Leaders in today’s complex health care systems need better processes and systems for aligning day-to-day, clinical-care activities with the strategic goals of their organizations. The U.S. Army has accrued valuable experience in this area over the last decade through the design and implementation of its behavioral health system of care, its term for all of the mental health and substance-use clinical care it provides. Accounting systems now uniformly capture administrative data across a huge, geographically dispersed system. Workload standards allow clinicians the time to engage with the key people who affect recovery, such as commanders and family members. And self-reported patient data is combined with other nonclinical measures to produce a more accurate assessment of quality. Understanding how the Army did it can help other health systems achieve the triple aim of improving the patient experience of care, improving population health, and reducing per capita cost.

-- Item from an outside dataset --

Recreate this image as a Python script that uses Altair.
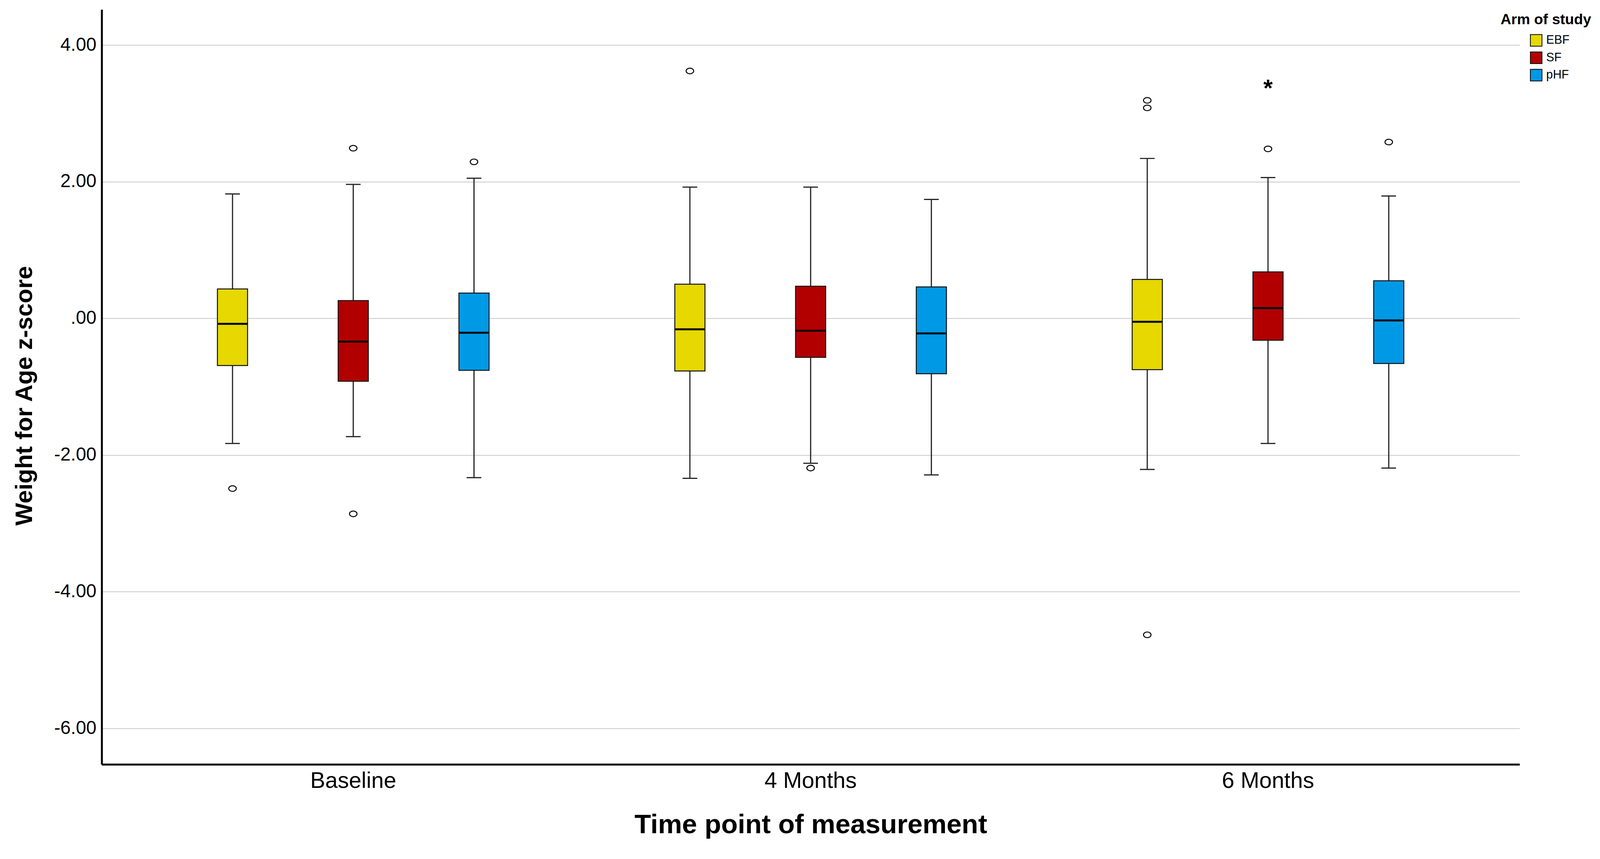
import altair as alt
import pandas as pd

# ---- data ----
timepoints = ["Baseline", "4 Months", "6 Months"]
arms = ["EBF", "SF", "pHF"]
arm_colors = ["#E6D800", "#B20000", "#0099E6"]

# order: Baseline(EBF,SF,pHF), 4 Months(EBF,SF,pHF), 6 Months(EBF,SF,pHF)
whisker_low = [-1.83, -1.73, -2.33, -2.34, -2.12, -2.29, -2.21, -1.83, -2.19]
q1 = [-0.69, -0.92, -0.76, -0.77, -0.57, -0.81, -0.75, -0.32, -0.66]
median = [-0.08, -0.34, -0.21, -0.16, -0.18, -0.22, -0.05, 0.15, -0.03]
q3 = [0.43, 0.26, 0.37, 0.50, 0.47, 0.46, 0.57, 0.68, 0.55]
whisker_high = [1.82, 1.96, 2.05, 1.92, 1.92, 1.74, 2.34, 2.06, 1.79]

outlier_time = ["Baseline", "Baseline", "Baseline", "Baseline",
                "4 Months", "4 Months",
                "6 Months", "6 Months", "6 Months", "6 Months", "6 Months"]
outlier_arm = ["EBF", "SF", "SF", "pHF",
               "EBF", "SF",
               "EBF", "EBF", "EBF", "SF", "pHF"]
outlier_value = [-2.49, 2.49, -2.86, 2.29,
                 3.62, -2.19,
                 3.19, 3.08, -4.63, 2.48, 2.58]

extreme_time = ["6 Months"]
extreme_arm = ["SF"]
extreme_value = [3.45]

y_ticks = [-6, -4, -2, 0, 2, 4]

# ---- tables ----
stats = pd.DataFrame({
    "time": [t for t in timepoints for _ in arms],
    "arm": [a for _ in timepoints for a in arms],
    "low": whisker_low, "q1": q1, "median": median, "q3": q3, "high": whisker_high,
})
outs = pd.DataFrame({"time": outlier_time, "arm": outlier_arm, "value": outlier_value})
extr = pd.DataFrame({"time": extreme_time, "arm": extreme_arm, "value": extreme_value})

FONT = "Liberation Sans"
YTITLE = "Weight for Age z-score"

x_enc = alt.X("time:N", sort=timepoints,
              scale=alt.Scale(paddingInner=0, paddingOuter=0.05),
              axis=alt.Axis(title="Time point of measurement", labelAngle=0,
                            labelFontSize=58, labelPadding=14, labelColor="black",
                            labelLimit=0,
                            ticks=False, domainColor="black", domainWidth=5,
                            grid=False, titleFontSize=70, titleFontWeight="bold",
                            titleColor="black", titleY=178,
                            titleBaseline="alphabetic"))
xo_enc = alt.XOffset("arm:N", sort=arms,
                     scale=alt.Scale(paddingInner=0, paddingOuter=0.394))

yscale = alt.Scale(domain=[-6.526, 4.52], nice=False, zero=False)
yaxis = alt.Axis(values=y_ticks, grid=True, gridColor="#c8c8c8", gridWidth=2,
                 ticks=False, domainColor="black", domainWidth=5,
                 labelFontSize=48, labelPadding=14, labelColor="black",
                 labelLimit=0,
                 labelExpr="datum.value == 0 ? '.00' : (datum.value < 0 ? '-' : '') + format(abs(datum.value), '.2f')",
                 titleFontSize=62, titleFontWeight="bold", titleColor="black",
                 titleX=-200, titleY=999, titleBaseline="middle", titleLimit=0)


def Y(field):
    return alt.Y(field, type="quantitative", scale=yscale, axis=yaxis, title=YTITLE)


base = alt.Chart(stats).encode(x=x_enc, xOffset=xo_enc)

whiskers = base.mark_rule(color="#222222", strokeWidth=3).encode(
    y=Y("low"), y2="high")

boxes = base.mark_bar(size=78, stroke="#111111", strokeWidth=2.5).encode(
    y=Y("q1"), y2="q3",
    color=alt.Color("arm:N", sort=arms,
                    scale=alt.Scale(domain=arms, range=arm_colors),
                    legend=alt.Legend(title="Arm of study", orient="none",
                                      legendX=3619, legendY=8, padding=0,
                                      titleFontSize=38, titleFontWeight="bold",
                                      titleColor="black", titlePadding=18,
                                      titleLimit=0, labelLimit=0,
                                      labelFontSize=31, labelColor="black",
                                      labelOffset=10, rowPadding=7,
                                      symbolType="square", symbolSize=900,
                                      symbolStrokeColor="black",
                                      symbolStrokeWidth=2, symbolOffset=76)))

medians = base.mark_tick(size=76, thickness=5, color="black", opacity=1).encode(
    y=Y("median"))

caps_low = base.mark_tick(size=38, thickness=3, color="#222222", opacity=1).encode(
    y=Y("low"))
caps_high = base.mark_tick(size=38, thickness=3, color="#222222", opacity=1).encode(
    y=Y("high"))

ellipse = "M-1,0A1,0.75,0,1,1,1,0A1,0.75,0,1,1,-1,0Z"
outliers = alt.Chart(outs).mark_point(
    shape=ellipse, filled=False, stroke="black", strokeWidth=2.5, size=380,
    opacity=1).encode(x=x_enc, xOffset=xo_enc, y=Y("value"))

stars = alt.Chart(extr).mark_text(
    text="*", fontSize=62, fontWeight="bold", color="black",
    baseline="middle", dy=16, font=FONT).encode(
    x=x_enc, xOffset=xo_enc, y=Y("value"))

chart = alt.layer(whiskers, caps_low, caps_high, boxes, medians, outliers, stars).properties(
    width=3668, height=1953,
    autosize=alt.AutoSizeParams(type="none"),
    padding={"left": 255, "top": 5, "right": 200, "bottom": 200},
).configure(font=FONT).configure_view(stroke=None)

chart.save("out.html", embed_options={"renderer": "svg", "actions": False})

How the U.S. Army Redesigned Its Mental Health System
Over the last decade, the U.S. Army has developed valuable experience when it comes to building out an effective mental health care system. In this piece, the authors describe several principles that have helped the U.S. Army in its development process, which may also offer useful lessons to other health care service providers: First, build standardized care on a foundation of uniform accounting codes. Second, establish provider-performance standards that reflect both clinical and nonclinical work. Third, combine structure and process measures of system performance with patient self-reported data to gain a holistic understanding of care quality. Finally, adopt a service-line-management process to systematically connect strategic goals to actual clinical care. As health care systems around the world work to support the mental health needs of their patients, these principles can offer a helpful guide.